The Supreme Court also erred in failing to credit the *597husband for half of the value of the rings which were marital property and awarded to the wife. Although it is not improper to allot marital assets to one of the spouses individually, under the circumstances of this case, the value thereof should have been accounted for by an appropriate adjustment to the distributive award (see, De La Torre v De La Torre, 183 AD2d 744, 746). We therefore further reduce the distributive award by $1,575, representing one-half the value of the rings.
Therefore, the wife’s distributive award is reduced from $95,744.33 to $46,052.80 ($72,174.80 less $24,547.00 credit pursuant to stipulation and less a $1,575 credit for rings). Further, we have concluded that the husband should pay the distributive award over a period of 10 years, since he does not possess any liquid assets and is encumbered with loans, and the wife has the ability to be self-supporting.
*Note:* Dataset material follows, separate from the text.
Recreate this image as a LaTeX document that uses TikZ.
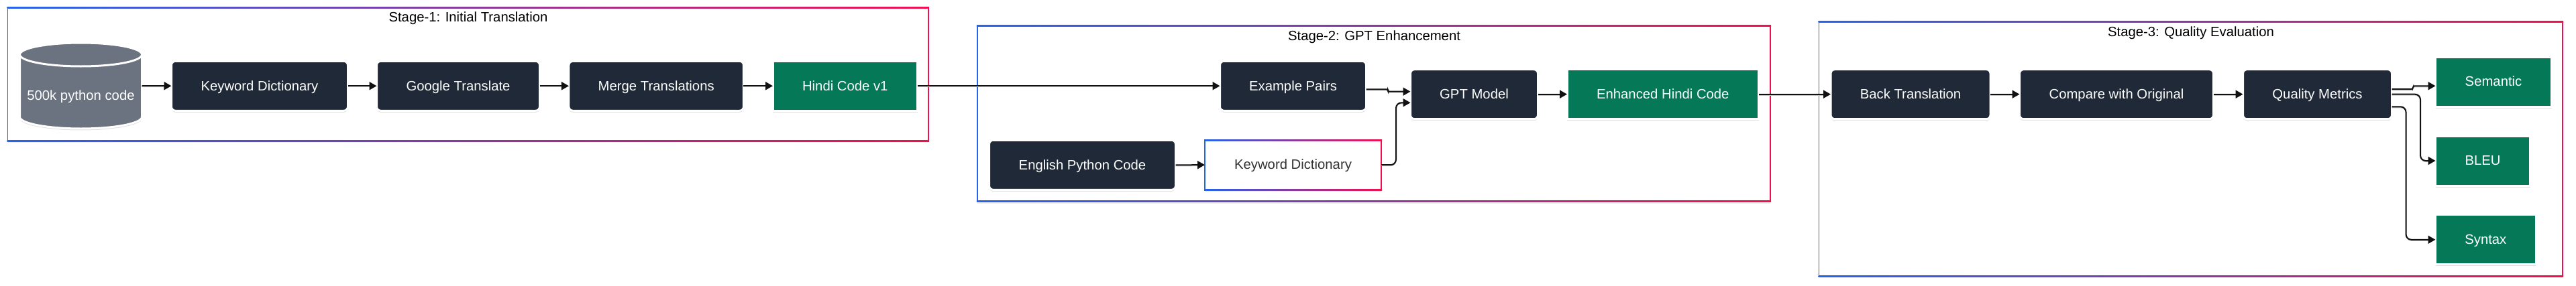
\documentclass[tikz,border=0pt]{standalone}
\usepackage{fontspec}
\setmainfont{Liberation Sans}
\usetikzlibrary{arrows.meta,shadows,calc}
\definecolor{darkbox}{HTML}{1F2937}
\definecolor{greenbox}{HTML}{047857}
\definecolor{dbgray}{HTML}{6B7280}
\definecolor{fblue}{HTML}{2563EB}
\definecolor{fred}{HTML}{F01050}
\definecolor{edgecol}{HTML}{111111}
\tikzset{
  labelfont/.style={font=\fontsize{20.3pt}{24pt}\selectfont,text height=15.8pt,text depth=2.4pt},
  softshadow/.style={drop shadow={shadow xshift=0pt,shadow yshift=-2.5pt,opacity=.12,fill=black}},
  basebox/.style={draw=white,line width=3pt,inner sep=0pt,outer sep=0pt,text=white,labelfont,softshadow},
  procbox/.style={basebox,fill=darkbox,rounded corners=6pt},
  outbox/.style={basebox,fill=greenbox},
  whitebox/.style={inner sep=0pt,outer sep=0pt,text=black!80,labelfont},
  titletext/.style={inner sep=0pt,text=black,labelfont},
  framebox/.style={inner sep=0pt,outer sep=0pt},
  flow/.style={draw=edgecol,line width=2pt,-{Triangle[length=11pt,width=12pt]},
    preaction={draw=black!25,line width=1.4pt,transform canvas={yshift=-1.3pt},-,shorten >=11pt}},
  bendflow/.style={flow,rounded corners=8pt},
  jogflow/.style={flow,rounded corners=2.4pt}
}
% gradient outline around a named node
\newcommand{\gradborder}[2]{%
  \fill[black,opacity=.08] ($(#1.south west)+(0,-3pt)$) rectangle ($(#1.south east)+(0,-1pt)$);
  \shade[left color=fblue,right color=fred]
    ($(#1.north west)+(-#2/2,#2/2)$) rectangle ($(#1.north east)+(#2/2,-#2/2)$);
  \shade[left color=fblue,right color=fred]
    ($(#1.south west)+(-#2/2,#2/2)$) rectangle ($(#1.south east)+(#2/2,-#2/2)$);
  \fill[fblue] ($(#1.north west)+(-#2/2,#2/2)$) rectangle ($(#1.south west)+(#2/2,-#2/2)$);
  \fill[fred] ($(#1.north east)+(-#2/2,#2/2)$) rectangle ($(#1.south east)+(#2/2,-#2/2)$);
}
\begin{document}
\begin{tikzpicture}[x=1pt,y=-1pt]
\useasboundingbox (0,0) rectangle (3840,426);
\fill[white] (0,0) rectangle (3840,426);

% stage frames
\node[framebox,minimum width=1372.5pt,minimum height=198.5pt] (s1) at (697.8,110.9) {};
\node[framebox,minimum width=1182pt,minimum height=262pt] (s2) at (2048,169.7) {};
\node[framebox,minimum width=1108.5pt,minimum height=379.6pt] (s3) at (3265.8,222.5) {};
\gradborder{s1}{1.8pt}
\gradborder{s2}{2.4pt}
\gradborder{s3}{1.8pt}
\node[titletext] (t1) at (698,26) {Stage-1: Initial Translation};
\node[titletext] (t2) at (2048.5,54) {Stage-2: GPT Enhancement};
\node[titletext] (t3) at (3266,48) {Stage-3: Quality Evaluation};

% database
\fill[black,opacity=.12] (29.5,83.5) -- (29.5,177) arc[start angle=180,end angle=360,x radius=91pt,y radius=17.5pt] -- (211.5,83.5) -- cycle;
\path[fill=dbgray,draw=white,line width=3pt]
  (29.5,81.5) arc[start angle=180,end angle=0,x radius=91pt,y radius=17.5pt]
  -- (211.5,174.5) arc[start angle=360,end angle=180,x radius=91pt,y radius=17.5pt] -- cycle;
\path[draw=white,line width=3pt]
  (29.5,81.5) arc[start angle=180,end angle=360,x radius=91pt,y radius=17.5pt];
\node[inner sep=0pt,outer sep=0pt,minimum width=182pt,minimum height=128pt] (db) at (120.5,128) {};
\node[inner sep=0pt,text=white,labelfont] (dblabel) at (120.5,143) {500k python code};

% stage 1
\node[procbox,minimum width=263pt,minimum height=74pt] (kd1) at (387,128.3) {Keyword Dictionary};
\node[procbox,minimum width=243pt,minimum height=74pt] (gt) at (683,128.3) {Google Translate};
\node[procbox,minimum width=260.5pt,minimum height=74pt] (mt) at (978.2,128.3) {Merge Translations};
\node[outbox,minimum width=215.5pt,minimum height=74pt] (hv) at (1259.8,128.3) {Hindi Code v1};

% stage 2
\node[procbox,minimum width=218pt,minimum height=74pt] (ep) at (1927.5,128.3) {Example Pairs};
\node[procbox,minimum width=278pt,minimum height=74pt] (en) at (1613.5,246.3) {English Python Code};
\node[whitebox,minimum width=263pt,minimum height=74.3pt] (kd2) at (1927.5,246.2) {};
\gradborder{kd2}{2pt}
\node[whitebox] (kd2t) at (1927.5,246.2) {Keyword Dictionary};
\node[procbox,minimum width=190pt,minimum height=74pt] (gpt) at (2197.5,140.7) {GPT Model};
\node[outbox,minimum width=285.5pt,minimum height=74pt] (eh) at (2478.8,140.7) {Enhanced Hindi Code};

% stage 3
\node[procbox,minimum width=238pt,minimum height=74pt] (bt) at (2848,140.7) {Back Translation};
\node[procbox,minimum width=289pt,minimum height=74pt] (cp) at (3155,140.7) {Compare with Original};
\node[procbox,minimum width=222pt,minimum height=74pt] (qm) at (3454.5,140.7) {Quality Metrics};
\node[outbox,minimum width=173pt,minimum height=74pt] (sem) at (3717,122.2) {Semantic};
\node[outbox,minimum width=141pt,minimum height=74pt] (bl) at (3701,240) {BLEU};
\node[outbox,minimum width=149.7pt,minimum height=74pt] (sy) at (3705.3,357.8) {Syntax};

% connectors
\draw[flow] (db.east) -- (kd1.west);
\draw[flow] (kd1.east) -- (gt.west);
\draw[flow] (gt.east) -- (mt.west);
\draw[flow] (mt.east) -- (hv.west);
\draw[flow] (hv.east) -- (ep.west);
\draw[flow] (en.east) -- (kd2.west);
\draw[jogflow] ([yshift=-5pt]ep.east) -- (2069,133.3) -- (2069,136.7) -- ([yshift=4pt]gpt.west);
\draw[bendflow] (kd2.east) -- (2081,246.2) -- (2081,153.3) -- ([yshift=-12.6pt]gpt.west);
\draw[flow] (gpt.east) -- (eh.west);
\draw[flow] (eh.east) -- (bt.west);
\draw[flow] (bt.east) -- (cp.west);
\draw[flow] (cp.east) -- (qm.west);
\draw[jogflow] ([yshift=7.7pt]qm.east) -- (3597,133) -- (3597,128.3) -- ([yshift=-6.1pt]sem.west);
\draw[bendflow] (qm.east) -- (3608,140.7) -- (3608,240) -- (bl.west);
\draw[bendflow] ([yshift=-18.6pt]qm.east) -- (3586.5,159.3) -- (3586.5,357.8) -- (sy.west);
\end{tikzpicture}
\end{document}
However, the Supreme Court did not improvidently exercise its discretion in denying the wife’s application for an award of maintenance. The wife has demonstrated through her work history that she is capable of supporting herself, and although the husband earns a comfortable salary, he is encumbered with loans and the payment of the distributive award.
Finally, in view of the fact that the wife is self-supporting, and in light of the distributive award which she will receive, we conclude that the Supreme Court did not improvidently exercise its discretion by limiting her award of attorneys’ fees and other expenses of litigation to $5,000 (cf., Maloney v Maloney, supra, at 668-669). Mangano, P. J., Thompson, Pizzuto and Joy, JJ., concur.